What the exercise asks:
Copy out every line in which the string "matplotlib" occurs.

Information supplied:
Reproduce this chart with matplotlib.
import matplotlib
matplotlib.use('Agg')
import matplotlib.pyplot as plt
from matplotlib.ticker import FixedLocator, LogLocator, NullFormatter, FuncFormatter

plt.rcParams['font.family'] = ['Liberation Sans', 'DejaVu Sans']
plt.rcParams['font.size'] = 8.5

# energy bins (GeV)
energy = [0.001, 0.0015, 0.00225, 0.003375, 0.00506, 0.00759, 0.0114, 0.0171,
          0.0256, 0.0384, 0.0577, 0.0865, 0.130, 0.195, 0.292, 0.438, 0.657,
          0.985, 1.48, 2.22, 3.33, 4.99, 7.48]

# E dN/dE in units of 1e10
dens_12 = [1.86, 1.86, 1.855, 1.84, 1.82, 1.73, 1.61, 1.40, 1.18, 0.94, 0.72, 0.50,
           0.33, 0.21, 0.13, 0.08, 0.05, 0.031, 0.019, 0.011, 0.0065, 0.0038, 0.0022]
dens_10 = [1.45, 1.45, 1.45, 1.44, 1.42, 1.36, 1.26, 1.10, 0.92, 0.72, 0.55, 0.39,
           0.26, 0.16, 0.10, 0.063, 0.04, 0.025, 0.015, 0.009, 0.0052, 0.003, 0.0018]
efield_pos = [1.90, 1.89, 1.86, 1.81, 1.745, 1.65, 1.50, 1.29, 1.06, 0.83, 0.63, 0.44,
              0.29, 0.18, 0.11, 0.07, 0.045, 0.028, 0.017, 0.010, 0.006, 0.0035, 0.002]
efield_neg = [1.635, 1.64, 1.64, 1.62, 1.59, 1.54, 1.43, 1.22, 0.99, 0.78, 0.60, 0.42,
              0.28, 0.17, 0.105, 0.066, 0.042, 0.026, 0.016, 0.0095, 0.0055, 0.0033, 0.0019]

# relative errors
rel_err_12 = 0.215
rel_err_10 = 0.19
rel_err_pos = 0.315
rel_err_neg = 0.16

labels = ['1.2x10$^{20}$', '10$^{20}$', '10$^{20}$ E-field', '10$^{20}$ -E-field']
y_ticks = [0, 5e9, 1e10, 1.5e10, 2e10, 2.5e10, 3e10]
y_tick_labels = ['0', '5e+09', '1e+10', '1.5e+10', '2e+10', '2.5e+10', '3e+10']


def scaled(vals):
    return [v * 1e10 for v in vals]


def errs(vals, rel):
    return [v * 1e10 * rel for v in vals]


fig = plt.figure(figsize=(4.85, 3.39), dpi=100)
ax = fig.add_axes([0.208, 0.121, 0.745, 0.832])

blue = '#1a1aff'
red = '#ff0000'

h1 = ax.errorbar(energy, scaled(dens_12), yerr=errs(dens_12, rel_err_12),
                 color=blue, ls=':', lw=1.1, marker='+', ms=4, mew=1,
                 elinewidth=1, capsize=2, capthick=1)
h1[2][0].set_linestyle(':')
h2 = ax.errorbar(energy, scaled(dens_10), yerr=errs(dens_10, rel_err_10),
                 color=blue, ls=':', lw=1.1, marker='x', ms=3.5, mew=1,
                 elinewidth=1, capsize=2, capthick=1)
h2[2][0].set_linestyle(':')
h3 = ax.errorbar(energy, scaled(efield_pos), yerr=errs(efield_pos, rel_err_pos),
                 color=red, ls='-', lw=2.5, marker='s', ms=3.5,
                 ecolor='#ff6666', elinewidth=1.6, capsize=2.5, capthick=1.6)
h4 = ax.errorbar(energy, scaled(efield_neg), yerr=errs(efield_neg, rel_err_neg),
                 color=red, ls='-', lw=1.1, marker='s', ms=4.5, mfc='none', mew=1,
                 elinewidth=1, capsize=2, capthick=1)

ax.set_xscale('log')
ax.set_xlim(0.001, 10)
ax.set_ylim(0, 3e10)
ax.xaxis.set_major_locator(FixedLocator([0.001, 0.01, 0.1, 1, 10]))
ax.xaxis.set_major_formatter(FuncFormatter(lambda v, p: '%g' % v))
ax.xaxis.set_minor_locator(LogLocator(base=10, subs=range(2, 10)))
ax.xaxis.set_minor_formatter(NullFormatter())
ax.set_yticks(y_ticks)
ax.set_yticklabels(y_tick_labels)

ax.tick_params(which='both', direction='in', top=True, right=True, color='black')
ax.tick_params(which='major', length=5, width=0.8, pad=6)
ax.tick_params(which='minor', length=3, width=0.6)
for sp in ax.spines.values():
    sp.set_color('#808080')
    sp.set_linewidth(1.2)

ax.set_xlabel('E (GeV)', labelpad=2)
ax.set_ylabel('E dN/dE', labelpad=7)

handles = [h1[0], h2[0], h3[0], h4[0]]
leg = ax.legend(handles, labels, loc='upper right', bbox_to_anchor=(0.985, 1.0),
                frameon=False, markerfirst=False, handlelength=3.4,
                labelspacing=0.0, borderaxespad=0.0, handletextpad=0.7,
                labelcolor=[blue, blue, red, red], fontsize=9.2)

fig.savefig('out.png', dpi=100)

Response:
Reproduce this chart with matplotlib.
import matplotlib
matplotlib.use('Agg')
import matplotlib.pyplot as plt
from matplotlib.ticker import FixedLocator, LogLocator, NullFormatter, FuncFormatter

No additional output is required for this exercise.